### Your instructions
Search the data for the word "code". Reproduce every line where it is found.

### Material provided
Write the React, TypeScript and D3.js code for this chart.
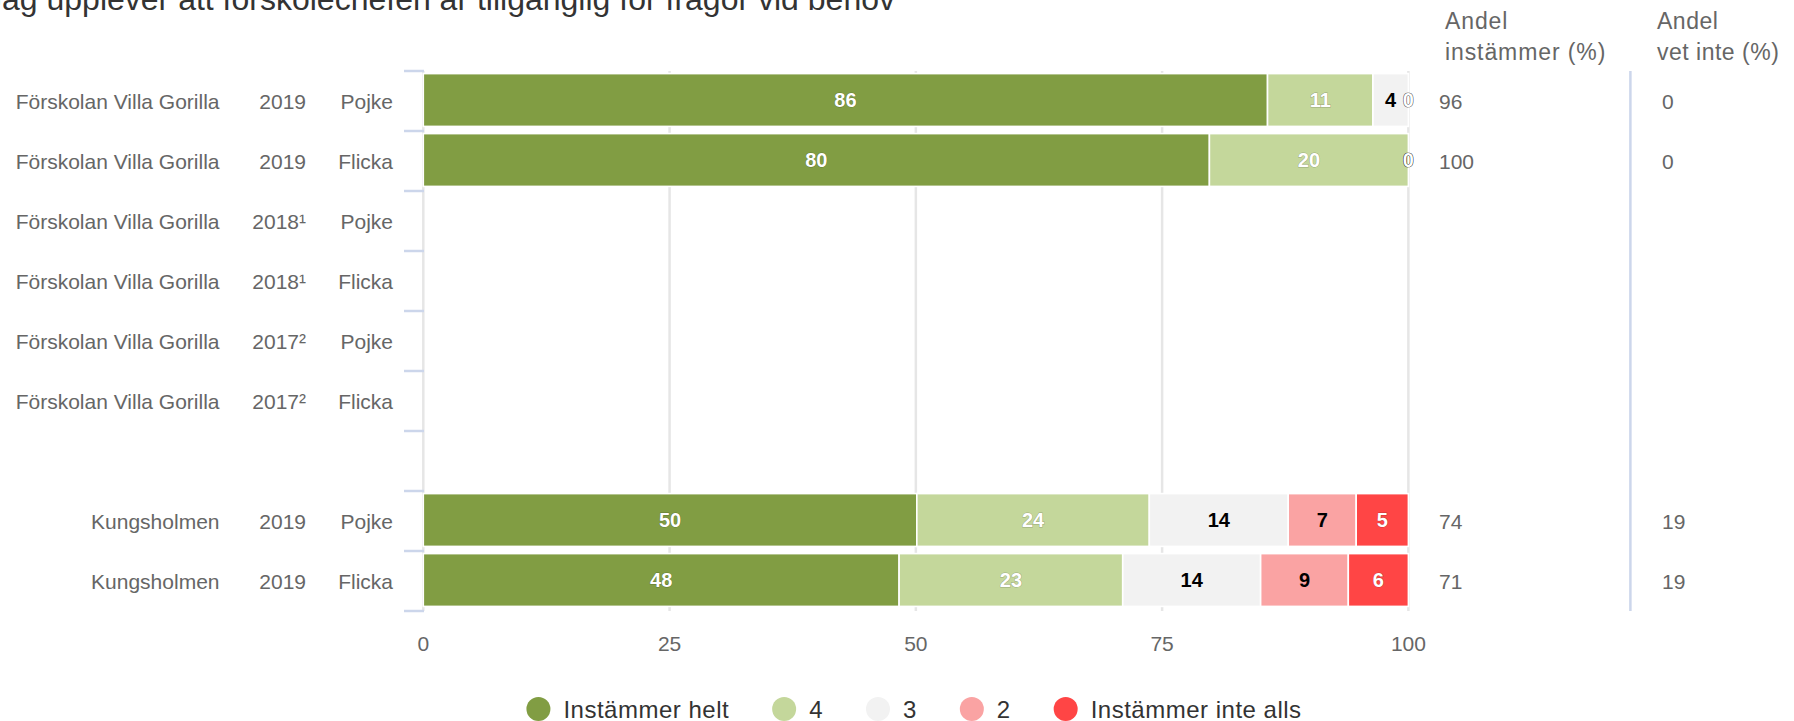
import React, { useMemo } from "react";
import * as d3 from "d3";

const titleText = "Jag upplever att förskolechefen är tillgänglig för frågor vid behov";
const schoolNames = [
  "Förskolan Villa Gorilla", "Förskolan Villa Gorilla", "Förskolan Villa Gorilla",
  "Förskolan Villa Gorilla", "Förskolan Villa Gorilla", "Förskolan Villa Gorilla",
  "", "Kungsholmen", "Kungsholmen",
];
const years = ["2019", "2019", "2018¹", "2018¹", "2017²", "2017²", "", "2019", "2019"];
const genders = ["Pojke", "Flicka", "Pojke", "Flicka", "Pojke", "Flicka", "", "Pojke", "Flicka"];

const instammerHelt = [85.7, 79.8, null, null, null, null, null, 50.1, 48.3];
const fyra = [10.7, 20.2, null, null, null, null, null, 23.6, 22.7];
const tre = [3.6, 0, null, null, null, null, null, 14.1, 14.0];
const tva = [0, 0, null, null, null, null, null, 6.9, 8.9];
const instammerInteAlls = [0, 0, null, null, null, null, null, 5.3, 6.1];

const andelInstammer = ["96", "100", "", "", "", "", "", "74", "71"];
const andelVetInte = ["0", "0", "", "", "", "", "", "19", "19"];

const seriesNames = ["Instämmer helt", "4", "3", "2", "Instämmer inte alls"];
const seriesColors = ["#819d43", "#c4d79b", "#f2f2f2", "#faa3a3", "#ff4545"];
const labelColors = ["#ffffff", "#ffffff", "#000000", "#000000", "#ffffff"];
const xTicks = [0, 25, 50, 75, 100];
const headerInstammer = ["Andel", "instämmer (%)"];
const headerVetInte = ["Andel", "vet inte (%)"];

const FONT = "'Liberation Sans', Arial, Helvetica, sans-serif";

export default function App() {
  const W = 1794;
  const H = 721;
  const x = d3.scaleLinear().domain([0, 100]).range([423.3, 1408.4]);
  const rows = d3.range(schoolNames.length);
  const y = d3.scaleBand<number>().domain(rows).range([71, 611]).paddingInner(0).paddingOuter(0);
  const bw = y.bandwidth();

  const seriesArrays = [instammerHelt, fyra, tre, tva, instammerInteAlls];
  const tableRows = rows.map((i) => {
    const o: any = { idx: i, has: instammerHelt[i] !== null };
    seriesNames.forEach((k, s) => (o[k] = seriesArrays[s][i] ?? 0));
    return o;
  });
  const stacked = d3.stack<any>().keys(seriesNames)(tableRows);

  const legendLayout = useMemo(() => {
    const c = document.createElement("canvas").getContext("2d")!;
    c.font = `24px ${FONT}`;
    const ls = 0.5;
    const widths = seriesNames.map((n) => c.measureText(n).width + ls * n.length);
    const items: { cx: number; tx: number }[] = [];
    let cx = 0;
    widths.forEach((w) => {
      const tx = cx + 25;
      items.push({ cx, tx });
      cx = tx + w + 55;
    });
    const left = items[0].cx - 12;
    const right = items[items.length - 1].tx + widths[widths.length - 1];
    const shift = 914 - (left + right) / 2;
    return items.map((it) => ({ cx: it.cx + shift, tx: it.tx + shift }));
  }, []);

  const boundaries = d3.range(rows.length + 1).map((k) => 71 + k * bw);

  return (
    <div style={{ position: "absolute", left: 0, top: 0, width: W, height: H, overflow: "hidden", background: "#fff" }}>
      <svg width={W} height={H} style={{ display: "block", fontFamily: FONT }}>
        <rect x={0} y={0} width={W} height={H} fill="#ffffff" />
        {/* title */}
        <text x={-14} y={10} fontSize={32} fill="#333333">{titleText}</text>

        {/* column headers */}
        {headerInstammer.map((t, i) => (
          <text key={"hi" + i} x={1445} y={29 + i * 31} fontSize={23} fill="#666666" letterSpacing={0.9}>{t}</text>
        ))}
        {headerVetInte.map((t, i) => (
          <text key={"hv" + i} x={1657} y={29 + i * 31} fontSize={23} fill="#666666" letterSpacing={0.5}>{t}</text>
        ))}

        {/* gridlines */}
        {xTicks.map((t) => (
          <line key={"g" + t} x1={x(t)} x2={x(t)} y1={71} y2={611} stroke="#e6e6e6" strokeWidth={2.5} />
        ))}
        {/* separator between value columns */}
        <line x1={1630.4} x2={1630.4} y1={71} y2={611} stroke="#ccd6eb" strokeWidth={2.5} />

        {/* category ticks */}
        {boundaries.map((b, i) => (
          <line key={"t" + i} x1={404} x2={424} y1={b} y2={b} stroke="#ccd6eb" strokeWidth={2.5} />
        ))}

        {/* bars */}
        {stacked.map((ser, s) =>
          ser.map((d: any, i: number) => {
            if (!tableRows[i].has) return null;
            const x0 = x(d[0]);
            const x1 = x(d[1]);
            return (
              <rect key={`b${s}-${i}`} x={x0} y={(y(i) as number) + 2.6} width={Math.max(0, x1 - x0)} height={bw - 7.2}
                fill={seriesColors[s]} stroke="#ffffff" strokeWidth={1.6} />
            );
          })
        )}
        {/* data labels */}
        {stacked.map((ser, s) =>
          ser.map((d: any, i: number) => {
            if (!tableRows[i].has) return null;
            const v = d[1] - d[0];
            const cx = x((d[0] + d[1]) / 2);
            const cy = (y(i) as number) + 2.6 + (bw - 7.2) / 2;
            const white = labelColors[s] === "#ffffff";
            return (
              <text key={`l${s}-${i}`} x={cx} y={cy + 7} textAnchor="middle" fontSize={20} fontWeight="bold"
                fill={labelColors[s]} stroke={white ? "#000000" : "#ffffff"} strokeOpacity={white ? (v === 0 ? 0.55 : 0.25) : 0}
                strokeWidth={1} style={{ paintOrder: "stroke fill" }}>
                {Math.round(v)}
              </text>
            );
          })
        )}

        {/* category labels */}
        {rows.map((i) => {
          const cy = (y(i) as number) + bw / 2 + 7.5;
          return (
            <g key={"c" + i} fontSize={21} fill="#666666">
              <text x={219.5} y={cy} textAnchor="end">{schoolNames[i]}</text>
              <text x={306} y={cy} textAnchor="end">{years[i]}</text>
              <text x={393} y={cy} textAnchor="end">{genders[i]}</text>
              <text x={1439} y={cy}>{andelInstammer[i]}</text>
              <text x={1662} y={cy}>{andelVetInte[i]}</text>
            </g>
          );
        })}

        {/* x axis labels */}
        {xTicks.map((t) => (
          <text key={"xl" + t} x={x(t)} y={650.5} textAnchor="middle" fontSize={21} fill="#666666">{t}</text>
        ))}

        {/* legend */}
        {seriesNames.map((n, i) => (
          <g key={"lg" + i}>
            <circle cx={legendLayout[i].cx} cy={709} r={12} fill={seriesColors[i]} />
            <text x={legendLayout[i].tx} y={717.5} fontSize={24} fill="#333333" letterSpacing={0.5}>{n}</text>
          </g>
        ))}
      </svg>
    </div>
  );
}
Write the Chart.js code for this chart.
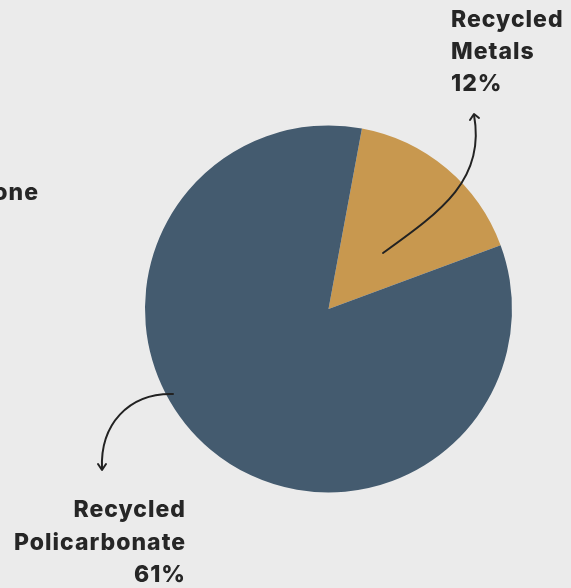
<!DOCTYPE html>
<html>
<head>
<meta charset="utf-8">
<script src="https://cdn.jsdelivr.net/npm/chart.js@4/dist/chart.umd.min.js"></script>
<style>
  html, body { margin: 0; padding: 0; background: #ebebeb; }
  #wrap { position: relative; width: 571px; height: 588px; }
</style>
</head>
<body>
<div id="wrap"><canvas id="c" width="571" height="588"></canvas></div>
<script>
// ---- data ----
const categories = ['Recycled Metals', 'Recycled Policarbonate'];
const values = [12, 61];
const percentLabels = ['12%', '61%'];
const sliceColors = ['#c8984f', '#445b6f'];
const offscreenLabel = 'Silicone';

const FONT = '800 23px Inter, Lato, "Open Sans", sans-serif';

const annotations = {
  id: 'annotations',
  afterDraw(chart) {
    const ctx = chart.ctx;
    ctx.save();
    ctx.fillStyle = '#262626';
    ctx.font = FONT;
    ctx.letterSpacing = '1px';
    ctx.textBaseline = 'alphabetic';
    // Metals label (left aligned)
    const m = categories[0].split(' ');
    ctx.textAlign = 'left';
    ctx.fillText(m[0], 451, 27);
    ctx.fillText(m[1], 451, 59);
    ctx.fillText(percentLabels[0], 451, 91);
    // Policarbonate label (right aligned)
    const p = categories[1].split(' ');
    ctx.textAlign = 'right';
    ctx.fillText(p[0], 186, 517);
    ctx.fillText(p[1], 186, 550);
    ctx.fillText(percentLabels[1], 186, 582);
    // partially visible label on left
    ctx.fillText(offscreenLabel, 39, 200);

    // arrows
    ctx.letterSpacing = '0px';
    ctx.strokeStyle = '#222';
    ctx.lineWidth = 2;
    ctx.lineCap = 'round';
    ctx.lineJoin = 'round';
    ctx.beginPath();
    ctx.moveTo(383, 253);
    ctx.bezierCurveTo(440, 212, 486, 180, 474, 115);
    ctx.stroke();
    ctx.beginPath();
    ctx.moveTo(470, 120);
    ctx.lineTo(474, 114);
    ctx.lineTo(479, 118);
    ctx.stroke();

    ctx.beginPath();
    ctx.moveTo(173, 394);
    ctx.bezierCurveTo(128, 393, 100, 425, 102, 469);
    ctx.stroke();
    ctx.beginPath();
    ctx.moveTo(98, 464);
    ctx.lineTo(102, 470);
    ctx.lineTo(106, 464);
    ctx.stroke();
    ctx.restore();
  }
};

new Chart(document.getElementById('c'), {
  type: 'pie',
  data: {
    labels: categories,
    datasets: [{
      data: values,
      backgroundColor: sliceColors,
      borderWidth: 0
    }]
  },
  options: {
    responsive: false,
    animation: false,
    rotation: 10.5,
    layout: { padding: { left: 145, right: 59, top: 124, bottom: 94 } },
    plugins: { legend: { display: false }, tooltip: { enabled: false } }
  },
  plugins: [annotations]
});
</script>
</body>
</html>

### Response to this task
Write the React, TypeScript and D3.js code for this chart.
Write the Chart.js code for this chart.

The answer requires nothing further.